In pilot programmes, the new monitoring system reduced child labour by 30 per cent over three years, but it’s still not clear how willing the companies are to extend the programme to their entire cocoa supply. It can cost about £55 annually per farmer. “If child labour is a priority, this is commercially sustainable,” says Nick Weatherill, executive director of the International Cocoa Initiative, which is developing the system.
Meanwhile, some experts note, what might be the most straightforward means of addressing child labour is scarcely mentioned: paying the farmers more for their cocoa. More money would give farmers enough to pay for their children’s school expenses; alleviating their poverty would make them less desperate.
Under the Fairtrade programme, cocoa farmers receive an extra 10 per cent or more of prices, but that is not enough to lift the typical Ivorian farmer out of poverty. One small Dutch company, Tony’s Chocolonely, is paying an even bigger premium – about 40 per cent more, in an attempt to provide a living wage. For a metric ton of cocoa beans that would normally fetch £1,022, Tony’s pays an extra £408, or about £1,430.
Asked how likely it might be for other companies to follow suit, Paul Schoenmakers, a Tony’s company executive, notes that many of the large chocolate brands may fear giving their competitors a price advantage by paying more. Schoenmakers says their premium cocoa price adds less than 10 per cent to the cost of a typical chocolate bar.
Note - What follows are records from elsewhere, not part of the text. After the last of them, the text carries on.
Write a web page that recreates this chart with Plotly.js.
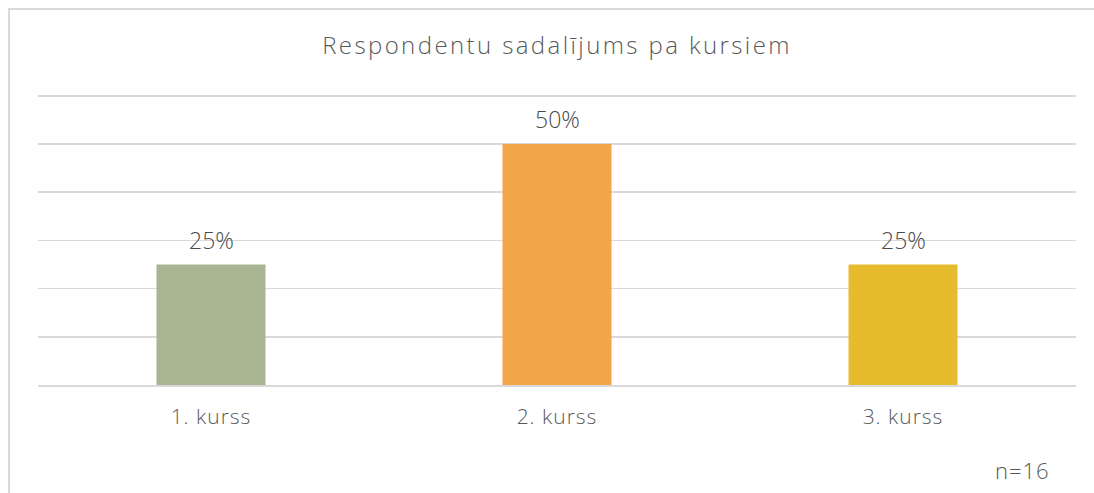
<!DOCTYPE html>
<html>
<head>
<meta charset="utf-8">
<script src="https://cdn.plot.ly/plotly-3.0.1.min.js"></script>
<style>
html,body{margin:0;padding:0;background:#fff;}
#chart{width:1094px;height:493px;}
#chart .gtitle{letter-spacing:2.4px;}
#chart .xtick text{letter-spacing:1px;}
#chart .annotation.note text{letter-spacing:1px;}
</style>
</head>
<body>
<div id="chart"></div>
<script>
const categories = ["1. kurss", "2. kurss", "3. kurss"];
const values = [25, 50, 25];
const labels = ["25%", "50%", "25%"];
const colors = ["#A7B592", "#F2A649", "#E6BB2E"];
const titleText = "Respondentu sadalījums pa kursiem";
const noteText = "n=16";

const font = "'Open Sans', sans-serif";
const txt = "#595959";

const trace = {
  type: "bar",
  x: categories,
  y: values,
  marker: {color: colors},
  hoverinfo: "none"
};

const annotations = categories.map((c, i) => ({
  x: c, y: values[i], xref: "x", yref: "y",
  text: labels[i], showarrow: false,
  yanchor: "bottom", yshift: 7,
  font: {family: font, size: 23, color: "#4a4a4a", weight: 300}
}));
annotations.push({
  x: 0.948, y: -0.289, xref: "paper", yref: "paper",
  text: noteText, showarrow: false, xanchor: "center", yanchor: "middle",
  font: {family: font, size: 22, color: txt, weight: 300}
});

const layout = {
  width: 1094, height: 493,
  margin: {l: 38, r: 18, t: 91, b: 108},
  paper_bgcolor: "#fff", plot_bgcolor: "#fff",
  showlegend: false,
  bargap: 0.685,
  title: {
    text: titleText, xref: "paper", x: 0.5, xanchor: "center",
    yref: "container", y: 0.9077, yanchor: "middle",
    font: {family: font, size: 24, color: txt, weight: 300}
  },
  xaxis: {
    showgrid: false, zeroline: false, showline: true,
    linecolor: "#D9D9D9", linewidth: 1.5,
    ticks: "", ticklabelstandoff: 12,
    tickfont: {family: font, size: 21, color: txt, weight: 300}
  },
  yaxis: {
    range: [0, 61], tickvals: [0, 10, 20, 30, 40, 50, 60], showticklabels: false,
    showgrid: true, gridcolor: "#D9D9D9", gridwidth: 1.5,
    zeroline: false, showline: false, fixedrange: true
  },
  annotations: annotations,
  shapes: [{
    type: "rect", xref: "paper", yref: "paper",
    x0: -0.0279, x1: 1.2, y0: -0.6, y1: 1.279,
    line: {color: "#D9D9D9", width: 2}, fillcolor: "rgba(0,0,0,0)", layer: "below"
  }]
};

Plotly.newPlot("chart", [trace], layout, {displayModeBar: false, staticPlot: true}).then(() => {
  const ann = document.querySelectorAll("#chart .annotation");
  if (ann.length) ann[ann.length - 1].classList.add("note");
});
</script>
</body>
</html>
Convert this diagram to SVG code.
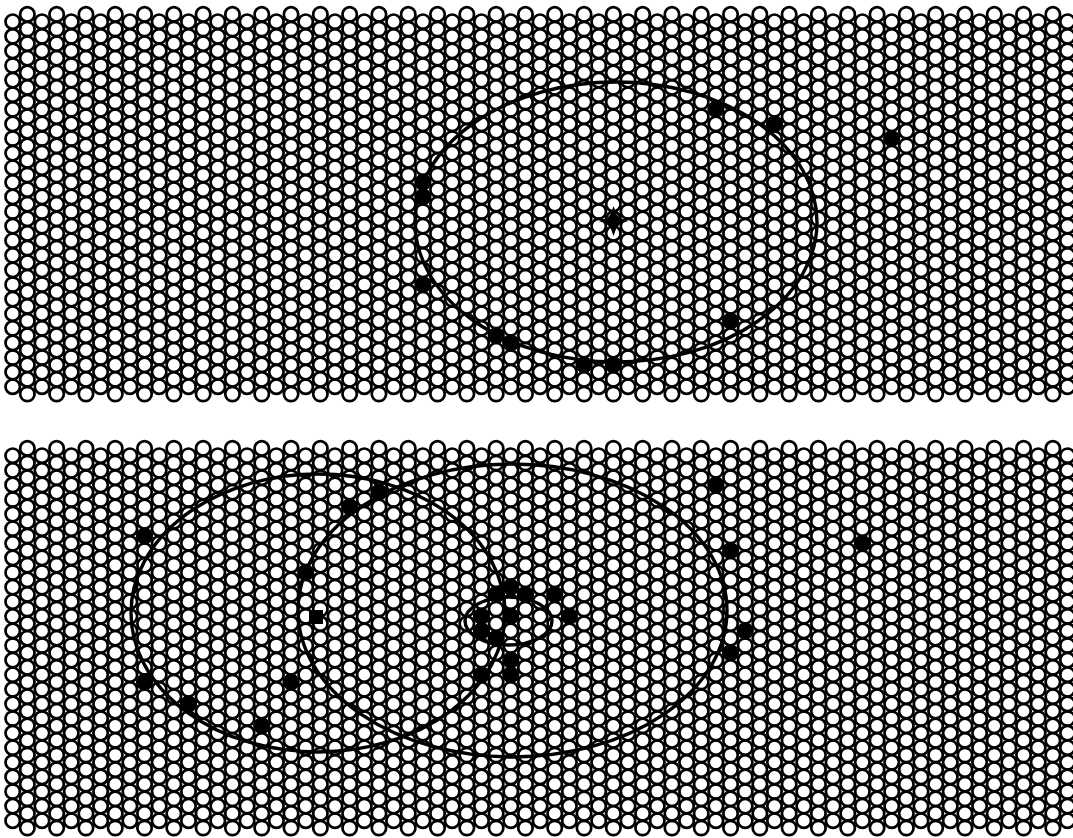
<svg xmlns="http://www.w3.org/2000/svg" xmlns:xlink="http://www.w3.org/1999/xlink" width="1073" height="838" viewBox="0 0 1073 838">
<style>
.c{fill:none;stroke:#000;stroke-width:2.7}
.e{fill:none;stroke:#000;stroke-width:3.4}
.d{fill:#000;stroke:#000;stroke-width:1}
</style>
<defs>
<g id="colE">
<circle class="c" cx="0" cy="21.7" r="7.2"/><circle class="c" cx="0" cy="36.3" r="7.2"/><circle class="c" cx="0" cy="50.9" r="7.2"/><circle class="c" cx="0" cy="65.5" r="7.2"/><circle class="c" cx="0" cy="80.1" r="7.2"/><circle class="c" cx="0" cy="94.7" r="7.2"/><circle class="c" cx="0" cy="109.3" r="7.2"/><circle class="c" cx="0" cy="123.9" r="7.2"/><circle class="c" cx="0" cy="138.5" r="7.2"/><circle class="c" cx="0" cy="153.1" r="7.2"/><circle class="c" cx="0" cy="167.7" r="7.2"/><circle class="c" cx="0" cy="182.3" r="7.2"/><circle class="c" cx="0" cy="196.9" r="7.2"/><circle class="c" cx="0" cy="211.5" r="7.2"/><circle class="c" cx="0" cy="226.1" r="7.2"/><circle class="c" cx="0" cy="240.7" r="7.2"/><circle class="c" cx="0" cy="255.3" r="7.2"/><circle class="c" cx="0" cy="269.9" r="7.2"/><circle class="c" cx="0" cy="284.5" r="7.2"/><circle class="c" cx="0" cy="299.1" r="7.2"/><circle class="c" cx="0" cy="313.7" r="7.2"/><circle class="c" cx="0" cy="328.3" r="7.2"/><circle class="c" cx="0" cy="342.9" r="7.2"/><circle class="c" cx="0" cy="357.5" r="7.2"/><circle class="c" cx="0" cy="372.1" r="7.2"/><circle class="c" cx="0" cy="386.7" r="7.2"/>
</g>
<g id="colO">
<circle class="c" cx="0" cy="14.4" r="7.2"/><circle class="c" cx="0" cy="29" r="7.2"/><circle class="c" cx="0" cy="43.6" r="7.2"/><circle class="c" cx="0" cy="58.2" r="7.2"/><circle class="c" cx="0" cy="72.8" r="7.2"/><circle class="c" cx="0" cy="87.4" r="7.2"/><circle class="c" cx="0" cy="102" r="7.2"/><circle class="c" cx="0" cy="116.6" r="7.2"/><circle class="c" cx="0" cy="131.2" r="7.2"/><circle class="c" cx="0" cy="145.8" r="7.2"/><circle class="c" cx="0" cy="160.4" r="7.2"/><circle class="c" cx="0" cy="175" r="7.2"/><circle class="c" cx="0" cy="189.6" r="7.2"/><circle class="c" cx="0" cy="204.2" r="7.2"/><circle class="c" cx="0" cy="218.8" r="7.2"/><circle class="c" cx="0" cy="233.4" r="7.2"/><circle class="c" cx="0" cy="248" r="7.2"/><circle class="c" cx="0" cy="262.6" r="7.2"/><circle class="c" cx="0" cy="277.2" r="7.2"/><circle class="c" cx="0" cy="291.8" r="7.2"/><circle class="c" cx="0" cy="306.4" r="7.2"/><circle class="c" cx="0" cy="321" r="7.2"/><circle class="c" cx="0" cy="335.6" r="7.2"/><circle class="c" cx="0" cy="350.2" r="7.2"/><circle class="c" cx="0" cy="364.8" r="7.2"/><circle class="c" cx="0" cy="379.4" r="7.2"/><circle class="c" cx="0" cy="394" r="7.2"/>
</g>
<g id="pair"><use xlink:href="#colE" href="#colE"/><use xlink:href="#colO" href="#colO" x="14.65"/></g>
<g id="panel">
<use href="#pair" x="12.7"/><use href="#pair" x="42"/><use href="#pair" x="71.3"/><use href="#pair" x="100.6"/><use href="#pair" x="129.9"/><use href="#pair" x="159.2"/><use href="#pair" x="188.5"/><use href="#pair" x="217.8"/><use href="#pair" x="247.1"/><use href="#pair" x="276.4"/><use href="#pair" x="305.7"/><use href="#pair" x="335"/><use href="#pair" x="364.3"/><use href="#pair" x="393.6"/><use href="#pair" x="422.9"/><use href="#pair" x="452.2"/><use href="#pair" x="481.5"/><use href="#pair" x="510.8"/><use href="#pair" x="540.1"/><use href="#pair" x="569.4"/><use href="#pair" x="598.7"/><use href="#pair" x="628"/><use href="#pair" x="657.3"/><use href="#pair" x="686.6"/><use href="#pair" x="715.9"/><use href="#pair" x="745.2"/><use href="#pair" x="774.5"/><use href="#pair" x="803.8"/><use href="#pair" x="833.1"/><use href="#pair" x="862.4"/><use href="#pair" x="891.7"/><use href="#pair" x="921"/><use href="#pair" x="950.3"/><use href="#pair" x="979.6"/><use href="#pair" x="1008.9"/><use href="#pair" x="1038.2"/><use href="#colE" x="1067.5"/>
</g>
</defs>
<g id="lattice-top"><use href="#panel"/></g>
<g id="lattice-bottom"><use href="#panel" y="434"/></g>
<g id="top-cluster">
<ellipse class="e" cx="616" cy="222" rx="201" ry="140"/>
<path id="top-center" d="M613.5,206 L617.5,217 L628,221 L617.5,225 L613.5,236 L609.5,225 L599,221 L609.5,217 Z" fill="#000"/>
<circle class="d" cx="613.5" cy="221" r="6.5"/>
<circle class="d" cx="715.9" cy="109.3" r="7.8"/>
<circle class="d" cx="774.5" cy="123.9" r="7.8"/>
<circle class="d" cx="891.7" cy="138.5" r="7.8"/>
<circle class="d" cx="422.9" cy="182.3" r="7.8"/>
<circle class="d" cx="422.9" cy="196.9" r="7.8"/>
<circle class="d" cx="422.9" cy="284.5" r="7.8"/>
<circle class="d" cx="730.55" cy="321" r="7.8"/>
<circle class="d" cx="496.15" cy="335.6" r="7.8"/>
<circle class="d" cx="510.8" cy="342.9" r="7.8"/>
<circle class="d" cx="584.05" cy="364.8" r="7.8"/>
<circle class="d" cx="613.35" cy="364.8" r="7.8"/>
</g>
<g id="bottom-clusters">
<ellipse class="e" cx="318" cy="613" rx="187" ry="139"/>
<ellipse class="e" cx="512.5" cy="610.5" rx="214.5" ry="146.5"/>
<ellipse class="e" cx="508.5" cy="621" rx="43.5" ry="24"/>
<rect x="309" y="610" width="14" height="14" fill="#000"/>
<circle class="d" cx="715.9" cy="484.9" r="7.8"/>
<circle class="d" cx="144.55" cy="536" r="7.8"/>
<circle class="d" cx="349.65" cy="506.8" r="7.8"/>
<circle class="d" cx="378.95" cy="492.2" r="7.8"/>
<circle class="d" cx="730.55" cy="550.6" r="7.8"/>
<circle class="d" cx="862.4" cy="543.3" r="7.8"/>
<circle class="d" cx="305.7" cy="572.5" r="7.8"/>
<circle class="d" cx="144.55" cy="682" r="7.8"/>
<circle class="d" cx="291.05" cy="682" r="7.8"/>
<circle class="d" cx="188.5" cy="703.9" r="7.8"/>
<circle class="d" cx="261.75" cy="725.8" r="7.8"/>
<circle class="d" cx="745.2" cy="630.9" r="7.8"/>
<circle class="d" cx="730.55" cy="652.8" r="7.8"/>
<circle class="d" cx="510.8" cy="587.1" r="7.8"/>
<circle class="d" cx="496.15" cy="594.4" r="7.8"/>
<circle class="d" cx="525.45" cy="594.4" r="7.8"/>
<circle class="d" cx="554.75" cy="594.4" r="7.8"/>
<circle class="d" cx="569.4" cy="616.3" r="7.8"/>
<circle class="d" cx="481.5" cy="616.3" r="7.8"/>
<circle class="d" cx="510.8" cy="616.3" r="7.8"/>
<circle class="d" cx="481.5" cy="630.9" r="7.8"/>
<circle class="d" cx="496.15" cy="638.2" r="7.8"/>
<circle class="d" cx="510.8" cy="660.1" r="7.8"/>
<circle class="d" cx="510.8" cy="674.7" r="7.8"/>
<circle class="d" cx="481.5" cy="674.7" r="7.8"/>
</g>
</svg>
“There’s no economic textbook or management book that thinks that [paying more] is a good idea,” he says. The industry spokesman, McCoy, says he views the Tony’s Chocolonely effort as an experiment. “Tony’s sources 7,000 tons of cocoa, which is a tiny amount ... How scalable is that approach?” McCoy asks. “I think it’s an open question.” But to Schoenmakers, it’s a simple matter. “Nobody needs chocolate,” he says. “It’s a gift to yourself or someone else. We think it’s absolute madness that for a gift that no one really needs, so many people suffer.”